Adient and Boeing Encore Interiors set about imagining an elevated short-haul business class: a lie-flat bed, loads of storage for luggage, minibar, library and space for another passenger to join you for a meeting or catch-up.
Faulk says the concept’s already “received a lot of interest and positive feedback” from airlines.
While Adient’s design works with the restrictions of pre-existing cabin configurations, the “Multicabin” concept from Spanish architecture company Taller De Arquitectura T36 seeks to completely overhaul the airplane cabin.
Taller De Arquitectura T36 imagines three separate economy cabins on two levels. The aim, according to the designers, is to say “goodbye to middle seats.” The design includes a mix of real and virtual windows.
The design would also up the number of seats in the cabin – always appealing to airlines, even if the emergency exit situation is less obvious.
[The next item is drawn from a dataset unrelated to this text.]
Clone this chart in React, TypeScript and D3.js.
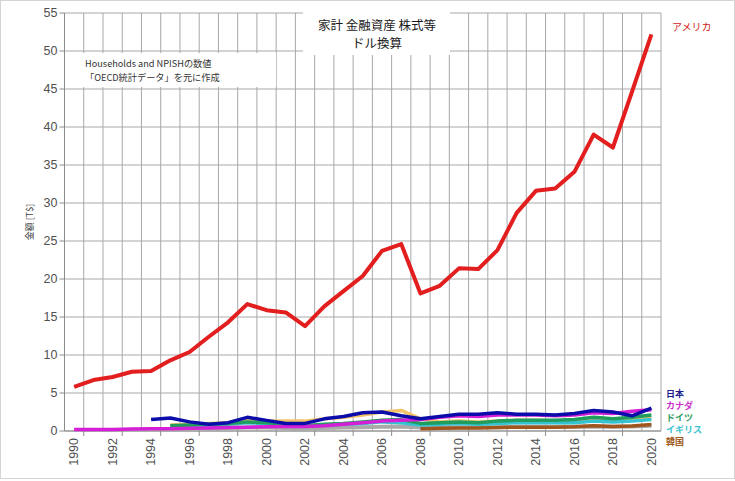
import React from "react";
import * as d3 from "d3";

// 年 (1990-2020)
const years = d3.range(1990, 2021);

// 金額 [T$] 各国の家計 株式等
const usa = [5.8, 6.7, 7.1, 7.8, 7.9, 9.3, 10.4, 12.4, 14.3, 16.7, 15.9, 15.6, 13.8, 16.4, 18.4, 20.4, 23.7, 24.6, 18.1, 19.1, 21.4, 21.3, 23.8, 28.7, 31.6, 31.9, 34.1, 39.0, 37.3, 44.7, 52.2];
const japan = [null, null, null, null, 1.5, 1.7, 1.2, 0.9, 1.1, 1.8, 1.4, 1.0, 1.0, 1.6, 1.9, 2.4, 2.5, 2.0, 1.6, 1.9, 2.2, 2.2, 2.4, 2.2, 2.2, 2.1, 2.3, 2.7, 2.5, 2.0, 3.0];
const canada = [0.2, 0.2, 0.2, 0.25, 0.3, 0.3, 0.35, 0.4, 0.45, 0.5, 0.55, 0.6, 0.6, 0.7, 0.9, 1.1, 1.3, 1.4, 1.5, 1.8, 2.0, 1.9, 2.1, 2.1, 2.1, 2.0, 2.1, 2.4, 2.3, 2.6, 2.8];
const germany = [null, null, null, null, null, 0.7, 0.8, 0.9, 1.0, 1.2, 1.1, 0.9, 0.7, 0.9, 1.0, 1.2, 1.4, 1.5, 1.0, 1.1, 1.2, 1.1, 1.3, 1.4, 1.4, 1.4, 1.5, 1.8, 1.6, 1.8, 2.1];
const uk = [null, null, null, null, null, 0.6, 0.7, 0.8, 0.9, 1.1, 1.0, 0.8, 0.6, 0.8, 0.9, 1.0, 1.2, 1.1, 0.8, 0.9, 1.0, 0.9, 1.0, 1.1, 1.1, 1.1, 1.1, 1.3, 1.2, 1.3, 1.5];
const korea = [null, null, null, null, null, null, null, null, null, null, null, null, null, null, null, null, null, null, 0.3, 0.35, 0.4, 0.4, 0.45, 0.5, 0.5, 0.5, 0.55, 0.7, 0.6, 0.65, 0.85];
const other1 = [null, null, null, null, null, 0.8, 0.9, 1.0, 1.1, 1.4, 1.3, 1.3, 1.3, 1.6, 1.8, 2.1, 2.5, 2.7, 1.6, 1.2, 1.3, 1.2, 1.3, 1.4, 1.4, 1.3, 1.3, 1.5, 1.4, 1.5, 1.7];
const other2 = [null, null, null, null, null, 0.3, 0.3, 0.35, 0.4, 0.45, 0.45, 0.4, 0.35, 0.4, 0.45, 0.5, 0.55, 0.6, 0.45, 0.5, 0.5, 0.5, 0.5, 0.55, 0.55, 0.55, 0.55, 0.6, 0.55, 0.6, 0.7];

const yTicks = d3.range(0, 56, 5);
const labelYears = years.filter(y => y % 2 === 0);

const series = [
    {name: "", values: other2, color: "#a9a9a9", width: 4},
    {name: "", values: other1, color: "#f2c46a", width: 3.5},
    {name: "韓国", values: korea, color: "#a0561c", width: 3.5},
    {name: "イギリス", values: uk, color: "#35c3d2", width: 3.5},
    {name: "ドイツ", values: germany, color: "#1f9c5e", width: 3.5},
    {name: "カナダ", values: canada, color: "#d41fd6", width: 3.5},
    {name: "日本", values: japan, color: "#0c0caa", width: 3.5},
    {name: "アメリカ", values: usa, color: "#e21e1e", width: 4},
];

const legend = [
    {name: "日本", color: "#1c1c8e", y: 397},
    {name: "カナダ", color: "#cc2ecc", y: 409},
    {name: "ドイツ", color: "#2e9e5e", y: 421},
    {name: "イギリス", color: "#3cbfd0", y: 433},
    {name: "韓国", color: "#a05a20", y: 445},
];

export default function App() {
    const W = 735, H = 481;
    const left = 64.5, right = 661, top = 13, bottom = 431;

    const x = d3.scaleBand<number>().domain(years).range([left, right]);
    const y = d3.scaleLinear().domain([0, 55]).range([bottom, top]);
    const cx = (yr: number) => (x(yr) as number) + x.bandwidth() / 2;

    const line = d3.line<number | null>()
        .defined(d => d !== null)
        .x((d, i) => cx(years[i]))
        .y(d => y(d as number));

    const jp = "'Noto Sans CJK JP', sans-serif";
    const num = "'Liberation Sans', Arial, sans-serif";

    return (
        <svg width={W} height={H} style={{position: "absolute", left: 0, top: 0, background: "white"}}>
            <rect x={0.5} y={0.5} width={W - 1} height={H - 3} fill="white" stroke="#d4d4d4" />

            {/* grid */}
            {yTicks.map(t => (
                <line key={"h" + t} x1={left} x2={right} y1={y(t)} y2={y(t)} stroke="#a8a8a8" strokeWidth={1} />
            ))}
            {years.map(yr => (
                <line key={"v" + yr} x1={x(yr)} x2={x(yr)} y1={top} y2={bottom} stroke="#a8a8a8" strokeWidth={1} />
            ))}
            <line x1={right} x2={right} y1={top} y2={bottom} stroke="#a8a8a8" />
            <line x1={left} x2={left} y1={top} y2={bottom} stroke="#8c8c8c" />
            <line x1={left} x2={right} y1={bottom} y2={bottom} stroke="#8c8c8c" />

            {/* y axis */}
            {yTicks.map(t => (
                <g key={"yt" + t}>
                    <line x1={left - 5} x2={left} y1={y(t)} y2={y(t)} stroke="#8c8c8c" />
                    <text x={left - 7} y={y(t)} dy="0.35em" textAnchor="end" fontFamily={num} fontSize={12.5} fill="#505050">{t}</text>
                </g>
            ))}
            <text transform={`translate(30, ${y(27.5)}) rotate(-90)`} textAnchor="middle" dy="0.35em" fontFamily={jp} fontSize={9} fill="#404040">金額 [T$]</text>

            {/* x axis */}
            {labelYears.map(yr => (
                <g key={"xt" + yr}>
                    {yr < 2020 && <line x1={(x(yr) as number) + x.bandwidth()} x2={(x(yr) as number) + x.bandwidth()} y1={bottom} y2={bottom + 5} stroke="#8c8c8c" />}
                    <text transform={`translate(${cx(yr)}, ${bottom + 7}) rotate(-90)`} textAnchor="end" dy="0.35em" fontFamily={num} fontSize={12.5} fill="#505050">{yr}</text>
                </g>
            ))}

            {/* title & note boxes */}
            <rect x={303} y={4} width={147} height={51} fill="white" />
            <text x={377} y={30} textAnchor="middle" fontFamily={jp} fontSize={12.5} fill="#1a1a1a">家計 金融資産 株式等</text>
            <text x={377} y={48} textAnchor="middle" fontFamily={jp} fontSize={12.5} fill="#1a1a1a">ドル換算</text>

            <rect x={66} y={53} width={210} height={34} fill="white" />
            <text x={85} y={67} fontFamily={jp} fontSize={9.2} fill="#333">Households and NPISHの数値</text>
            <text x={85} y={80.5} fontFamily={jp} fontSize={9.2} fill="#333">「OECD統計データ」を元に作成</text>

            {/* lines */}
            {series.map((s, i) => (
                <path key={"s" + i} d={line(s.values) || ""} fill="none" stroke={s.color} strokeWidth={s.width} strokeLinejoin="round" />
            ))}

            {/* labels */}
            <text x={672} y={31} fontFamily={jp} fontSize={10} fill="#d22020">アメリカ</text>
            {legend.map(l => (
                <text key={l.name} x={666} y={l.y} fontFamily={jp} fontSize={9} fontWeight="bold" fill={l.color}>{l.name}</text>
            ))}
        </svg>
    );
}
Another shortlisted entry, Euphony, is a new airplane seat concept from French aircraft interior designer Safran Seats, produced in collaboration with audio technology company Devialet, that aims to improve inflight entertainment.
Euphony does away with the need for a personal headset. Instead, speakers are installed in each individual seat’s headrest, with sound levels perfected so passengers can enjoy their choice of inflight entertainment without being overheard or disturbed by their neighbor.
CNN Travel tested out the concept at last year’s Aircraft Interiors Expo, concluding: “Euphony is no replacement for the cocoon-like experience of noise-canceling headphones, but it’s a comfortable set up and feels more akin to the experience of watching a movie on your couch.”
The Crystal Cabin Award’s “University” category offers a glimpse into the minds of the next generation of aviation designers.
Take the Tilde Aviation Concept by Joshua Nilsson, a Scottish graduate of the Savannah College of Art and Design.
Originally Nilsson’s university senior thesis, it imagines a private, enclosed in-air suite, ideal for passengers traveling in a group.
The suite’s configuration can transform from four chairs sitting opposite each other to lie-flat beds.
Nilsson tells CNN Travel he was inspired by fond memories of family vacations.
“From economy to first class, the experiences are designed to be solitary and for me, travel is anything but,” he says. “I wanted to put connection at the heart of my design which is why I made an aviation suite perfected for group travel.”
Nilsson recently moved back to Scotland, where he’s founded his own design studio. He says he hopes the attention of the Crystal Cabin Awards could allow him to make the concept a reality.
The Crystal Cabin Awards finalists are set to be announced in May, while the winners will be announced in June.